The narrative device in the Gershwin vehicle–which is not unlike the one employed in Frank Gorshin’s “Say Goodnight Gracie”–is that Gershwin has died and is looking back on his life, with Felder as his spokesman and his musical alter ego.
“There haven’t really been any other shows involving both an acting performance and a piano concert,” Felder says over lunch.
I mention “Two Pianos, Four Hands,” a Richard Greenblatt play that uses two pianists.
“Ah, but they were playing pianists like themselves,” Felder says. “I am playing a very different and distinct character.”
Indeed. Even though Gershwin himself has remained a relatively shadowy figure in the popular consciousness, there’s no disputing that the mere mention of his tunes–“Embraceable You,” “They Can’t Take That Away From Me”–create strong emotional responses from those who believe that great melodies are an endangered species.
Even if peers such as Cole Porter affected a certain show-biz stridency, Gershwin remains unsullied and able to straddle the worlds of opera, classical composition and the unassailable pop standard.
Felder’s show is a performance authorized by the keepers of the Gershwin flame–the surviving members of his family and their lawyers.
“They had never let anyone do anything before with the compositions,” Felder says. “But I was able to persuade them to give me full access … and I pay them royalties on every note.”
Authorized productions, of course, can sometimes be sanitized by an estate that watches every word. Felder insists that was not the case here. “At no point,” he says, “did they tell me what I should say or sing … and my director, Joel Zwick, kept me honest.”
That said, Felder admits that this is an affectionate tribute (it concludes with a Gershwin singalong with the audience), not a biographical tell-all. Felder says he doesn’t find personal gossip interesting.
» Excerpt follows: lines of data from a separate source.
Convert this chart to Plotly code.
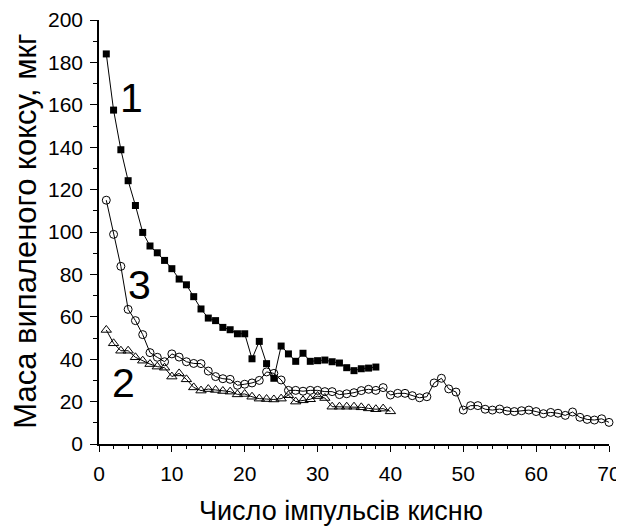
import plotly.graph_objects as go

x1 = list(range(1, 39))
y1 = [184, 157.5, 138.8, 124.2, 112.5, 99.8, 93.4, 90.2, 86.6, 82.7,
      77.8, 75.1, 69.5, 63.7, 59.4, 58.2, 55, 53.9, 52, 52,
      40.2, 48.4, 37.9, 31, 46.2, 42.5, 39, 42.8, 39, 39.3,
      39.6, 38.8, 38.2, 36, 34.6, 35.5, 35.8, 36.3]

x3 = list(range(1, 71))
y3 = [115, 98.9, 83.8, 63.5, 58.2, 51.6, 43.1, 40.9, 38.8, 42.5,
      41, 38.8, 38, 37.9, 34.4, 31.8, 30.8, 30.5, 27.7, 28.2,
      28.8, 30, 34, 33.3, 30.2, 25.3, 25.3, 24.9, 25.3, 25.3,
      24.7, 24.7, 23.3, 23.7, 24.2, 25.2, 25.8, 25.3, 26.6, 23.1,
      23.9, 23.9, 22.8, 21.8, 22.3, 28.8, 31, 26, 24.5, 16,
      18.1, 18.1, 16.4, 16, 16.5, 15.6, 15.3, 15.7, 16, 15.3,
      14.3, 14.9, 14.5, 13.5, 15.1, 12.6, 11.6, 11.3, 11.9, 10.2]

x2 = list(range(1, 41))
y2 = [53.8, 47.5, 44, 44, 40.9, 39.3, 37.7, 36.5, 36, 31.8,
      33.3, 30.5, 26.7, 25.2, 25.9, 25.5, 25, 24.7, 23.4, 23.6,
      22.3, 21.4, 21.2, 21, 21.4, 23, 20, 20.6, 21.1, 22.6,
      21.7, 17.6, 17.6, 17.6, 17.6, 17.3, 16.8, 16.4, 16.7, 15.4]

labels = ["1", "3", "2"]
label_x = [4.5, 5.6, 3.3]
label_y = [163, 75, 29]

x_title = "Число імпульсів кисню"
y_title = "Маса випаленого коксу, мкг"

FONT = "Liberation Sans, Arial, sans-serif"

fig = go.Figure()
fig.add_trace(go.Scatter(x=x3, y=y3, mode="lines+markers",
                         line=dict(color="black", width=1),
                         marker=dict(symbol="circle-open", size=8, color="black", line=dict(width=1)),
                         cliponaxis=False))
fig.add_trace(go.Scatter(x=x2, y=y2, mode="lines+markers",
                         line=dict(color="black", width=1),
                         marker=dict(symbol="triangle-up-open", size=9, color="black", line=dict(width=1)),
                         cliponaxis=False))
fig.add_trace(go.Scatter(x=x1, y=y1, mode="lines+markers",
                         line=dict(color="black", width=1),
                         marker=dict(symbol="square", size=7, color="black"),
                         cliponaxis=False))

for t, lx, ly in zip(labels, label_x, label_y):
    fig.add_annotation(x=lx, y=ly, text=t, showarrow=False,
                       font=dict(family=FONT, size=41, color="black"))

# axis titles as paper-anchored annotations
fig.add_annotation(xref="paper", yref="paper", x=0.4745, y=-0.158,
                   xanchor="center", yanchor="middle", showarrow=False,
                   text=x_title, font=dict(family=FONT, size=27, color="black"))
fig.add_annotation(xref="paper", yref="paper", x=-0.144, y=0.502,
                   xanchor="center", yanchor="middle", showarrow=False, textangle=-90,
                   borderpad=0,
                   text=y_title, font=dict(family=FONT, size=31, color="black"))

# page body has an 8px margin, so the figure is sized to fit the 624x528 window
fig.update_layout(
    width=616, height=520,
    margin=dict(l=91, r=15, t=12, b=84),
    plot_bgcolor="white", paper_bgcolor="white",
    showlegend=False,
    font=dict(family=FONT, color="black"),
)
fig.update_xaxes(range=[0, 70], tickmode="linear", tick0=0, dtick=10,
                 ticks="outside", ticklen=6, tickwidth=1, tickcolor="black",
                 minor=dict(dtick=2, ticks="outside", ticklen=3, tickcolor="black"),
                 showline=True, linecolor="black", linewidth=1.5,
                 showgrid=False, zeroline=False, automargin=False,
                 ticklabelstandoff=4,
                 tickfont=dict(size=21))
fig.update_yaxes(range=[0, 200], tickmode="linear", tick0=0, dtick=20,
                 ticks="outside", ticklen=7, tickwidth=1, tickcolor="black",
                 minor=dict(dtick=10, ticks="outside", ticklen=4, tickcolor="black"),
                 showline=True, linecolor="black", linewidth=1.5,
                 showgrid=False, zeroline=False, automargin=False,
                 ticklabelstandoff=3,
                 tickfont=dict(size=21))

fig.write_html("out.html")
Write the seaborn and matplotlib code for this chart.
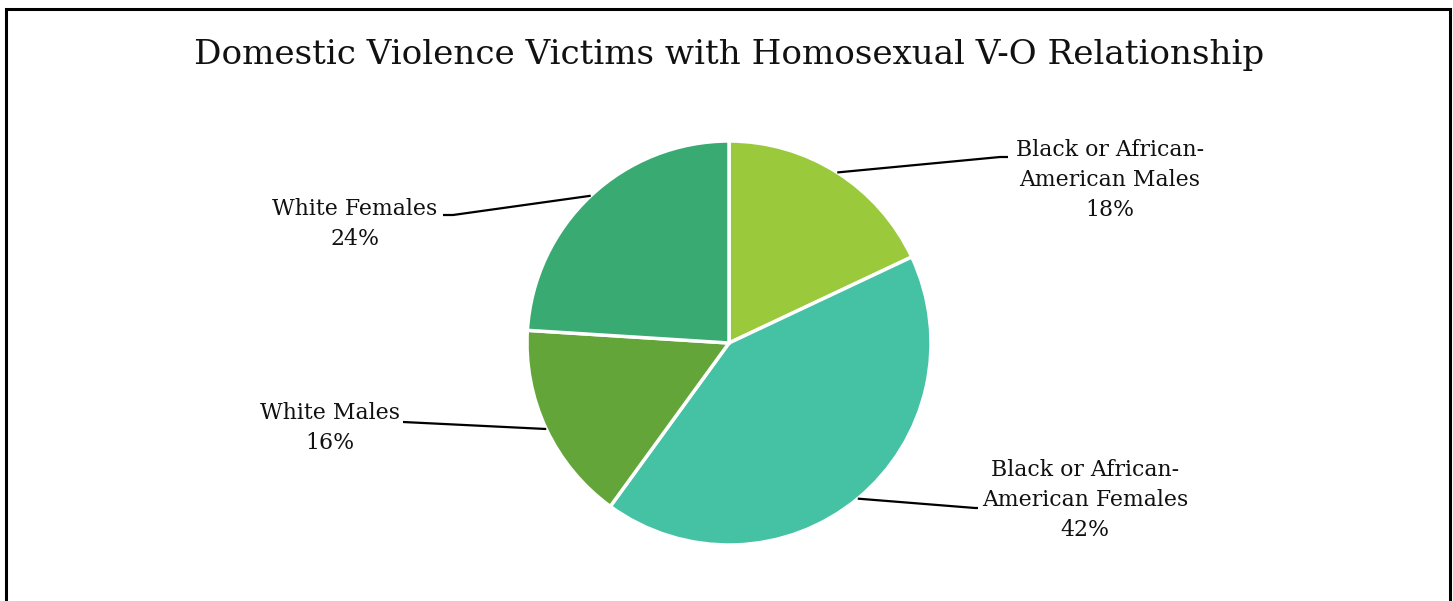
import numpy as np
import matplotlib
matplotlib.use("Agg")
import matplotlib.pyplot as plt
import seaborn as sns

# Victim groups, clockwise from 12 o'clock
categories = [
    "Black or African-\nAmerican Males",
    "Black or African-\nAmerican Females",
    "White Males",
    "White Females",
]
shares = [18, 42, 16, 24]
colors = ["#9ACA3C", "#45C1A4", "#64A539", "#3AAA73"]

sns.set_theme(style="white")
plt.rcParams["font.family"] = ["DejaVu Serif"]

W, H = 1453, 601
fig = plt.figure(figsize=(W / 100, H / 100), dpi=100)
ax = fig.add_axes([0, 0, 1, 1])

cx, cy, r = 729, H - 343, 202
wedges, _ = ax.pie(
    shares, colors=colors, startangle=90, counterclock=False,
    center=(cx, cy), radius=r, frame=True,
    wedgeprops=dict(edgecolor="white", linewidth=2.5),
)
ax.set_xlim(0, W)
ax.set_ylim(0, H)
ax.set_aspect("equal")
ax.axis("off")

# label layout: elbow point, end of the short horizontal, text centre
layout = [
    dict(elbow=(1000, H - 157), end=(1008, H - 157), text=(1110, H - 180)),
    dict(elbow=(975, H - 508), end=(978, H - 508), text=(1085, H - 500)),
    dict(elbow=(403, H - 422), end=(403, H - 422), text=(330, H - 428)),
    dict(elbow=(453, H - 215), end=(443, H - 215), text=(355, H - 224)),
]

for w, name, val, lay in zip(wedges, categories, shares, layout):
    mid = np.deg2rad((w.theta1 + w.theta2) / 2)
    px, py = cx + r * np.cos(mid), cy + r * np.sin(mid)
    ex, ey = lay["elbow"]
    fx, fy = lay["end"]
    ax.plot([px, ex, fx], [py, ey, fy], color="black", lw=1.6,
            solid_capstyle="butt")
    ax.text(lay["text"][0], lay["text"][1], f"{name}\n{val}%",
            ha="center", va="center", fontsize=15.8, color="#111111",
            linespacing=1.5)

fig.text(729 / W, 1 - 55 / H, "Domestic Violence Victims with Homosexual V-O Relationship",
         ha="center", va="center", fontsize=24.6, color="#111111")

# chart frame
frame = plt.Rectangle((6 / W, -0.05), 1444 / W, (H - 9) / H + 0.05,
                      transform=fig.transFigure, fill=False,
                      edgecolor="black", linewidth=2.2)
fig.add_artist(frame)

fig.savefig("out.png", dpi=100, facecolor="white")
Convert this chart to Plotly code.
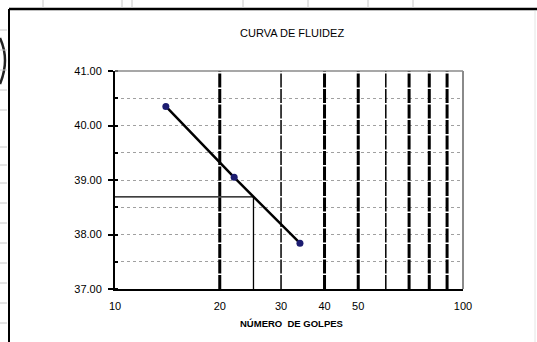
import plotly.graph_objects as go

# Flow curve (Casagrande liquid limit test)
golpes = [14, 22, 34]                 # number of blows
humedad = [40.35, 39.05, 37.84]       # water content (%)
golpes_ref = 25
humedad_ref = 38.69

x_tick_vals = [10, 20, 30, 40, 50, 100]
x_tick_text = ["10", "20", "30", "40", "50", "100"]
y_tick_vals = [37, 38, 39, 40, 41]
y_tick_text = ["37.00", "38.00", "39.00", "40.00", "41.00"]

# log-paper vertical rules: (position, width)
rules_x = [20, 30, 40, 50, 60, 70, 80, 90]
rules_w = [3, 1.5, 3, 3, 1.5, 3, 3, 3]

W, H = 537, 342
FONT = "Liberation Sans, Arial, sans-serif"


def px(x):
    return x / W


def py(y):
    return 1 - y / H


fig = go.Figure()

for xv, lw in zip(rules_x, rules_w):
    fig.add_trace(go.Scatter(
        x=[xv, xv], y=[37, 41], mode="lines",
        line=dict(color="black", width=lw, dash="14px,1.5px"),
        hoverinfo="skip", showlegend=False))

# reading at 25 blows
fig.add_trace(go.Scatter(
    x=[10, golpes_ref, golpes_ref], y=[humedad_ref, humedad_ref, 37],
    mode="lines", line=dict(color="black", width=1.3),
    hoverinfo="skip", showlegend=False))

fig.add_trace(go.Scatter(
    x=golpes, y=humedad, mode="lines+markers",
    line=dict(color="black", width=2.5),
    marker=dict(color="#1c1c70", size=7, symbol="circle"),
    showlegend=False))

fig.update_xaxes(
    type="log", range=[1, 2], automargin=False,
    domain=[px(115), px(463)],
    tickvals=x_tick_vals, ticktext=x_tick_text,
    ticks="outside", ticklen=6, tickcolor="rgba(0,0,0,0)",
    tickfont=dict(family=FONT, size=11, color="black"),
    showgrid=False, zeroline=False,
    showline=True, linecolor="black", linewidth=2)

fig.update_yaxes(
    range=[37, 41], automargin=False,
    domain=[py(289), py(71)],
    tickvals=y_tick_vals, ticktext=y_tick_text,
    ticks="outside", ticklen=5, tickcolor="black", tickwidth=1.5,
    ticklabelstandoff=4,
    tickfont=dict(family=FONT, size=11, color="black"),
    showgrid=True, gridcolor="#a0a0a0", gridwidth=1, griddash="dot",
    minor=dict(dtick=0.5, tick0=37, ticks="inside", ticklen=3,
               tickcolor="black", showgrid=True, gridcolor="#a0a0a0",
               griddash="dot"),
    zeroline=False,
    showline=True, linecolor="black", linewidth=2)

shapes = [
    # top and right frame of the plot area
    dict(type="line", xref="paper", yref="paper",
         x0=px(115), x1=px(463), y0=py(71), y1=py(71),
         line=dict(color="#8a8a8a", width=1.5)),
    dict(type="line", xref="paper", yref="paper",
         x0=px(463), x1=px(463), y0=py(71), y1=py(289),
         line=dict(color="#8a8a8a", width=2)),
    # chart frame
    dict(type="line", xref="paper", yref="paper",
         x0=px(9), x1=1, y0=py(9), y1=py(9),
         line=dict(color="black", width=2.5)),
    dict(type="line", xref="paper", yref="paper",
         x0=px(9), x1=px(9), y0=py(9), y1=0,
         line=dict(color="black", width=2)),
    dict(type="line", xref="paper", yref="paper",
         x0=px(535), x1=px(535), y0=py(11), y1=0,
         line=dict(color="#e4e4e4", width=1)),
    # edge of a shape behind the chart
    dict(type="path", xref="paper", yref="paper",
         path=f"M 0,{py(38)} Q {px(10)},{py(60)} 0,{py(84)}",
         line=dict(color="#222222", width=2.5)),
]
# worksheet cell borders around the chart
for xc in [43, 122, 132, 243, 308, 368, 413]:
    shapes.append(dict(type="line", xref="paper", yref="paper",
                       x0=px(xc), x1=px(xc), y0=1, y1=py(8),
                       line=dict(color="#c8c8c8", width=1)))
for yc in [30, 50, 70, 90, 110, 147, 165, 183, 203, 223, 243, 263, 283, 303, 323]:
    shapes.append(dict(type="line", xref="paper", yref="paper",
                       x0=0, x1=px(7), y0=py(yc), y1=py(yc),
                       line=dict(color="#c8c8c8", width=1)))

fig.update_layout(
    width=W, height=H, autosize=False,
    margin=dict(l=0, r=0, t=0, b=0, autoexpand=False),
    paper_bgcolor="white", plot_bgcolor="white",
    shapes=shapes,
    annotations=[
        dict(text="CURVA DE FLUIDEZ", xref="paper", yref="paper",
             x=px(292), y=py(33), xanchor="center", yanchor="middle",
             showarrow=False,
             font=dict(family=FONT, size=11, color="black")),
        dict(text="<b>NÚMERO  DE GOLPES</b>", xref="paper", yref="paper",
             x=px(291), y=py(323), xanchor="center", yanchor="middle",
             showarrow=False,
             font=dict(family=FONT, size=9.5, color="black")),
    ],
)

fig.write_html("out.html")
Felder pretty much lives on the road these days. He prefers self-produced sit-downs to single-week engagements booked by someone else. Chicago has been in his sights for months. It’s now home.
“I hope to be here,” he says, “for as long as people are coming to the show.”
Selling `Spamalot’
Tickets to the Broadway in Chicago engagement of “Spamalot” over the Christmas holidays are selling very heavily. “All performances have side-section seats available,” said a spokesman for the show Monday. “But there are very few seats left.”
Seats are on sale through Jan. 16, but insiders predict a likely one-week extension of the show (which might represent a belated chance to actually get some decent seats). The show will have to move to New York directly thereafter–assuming its Broadway dates hold. And don’t wait for the reviews. As usual in pre-Broadway tryouts, critics won’t be let in until relatively late in the run.
Ergo, if you want to see this show without paying inflated prices through ticket agencies–now is the time to make plans.
News bites
– The Chicago Theatre Co. is in talks with the DuSable Museum of African-American History to make the South Side troupe a resident theater company at the museum.
– The Black Ensemble Theatre continues to negotiate for new space near the intersection of Clark Street and Montrose Avenue.
– The Gospel musical, “Sing Hallelujah,” will try to make a go of it at the Chicago Center for the Performing Arts, 777 N. Green St., beginning Saturday. The show is an import from Cincinnati, where it was a big hit, which the Chicago Center needs.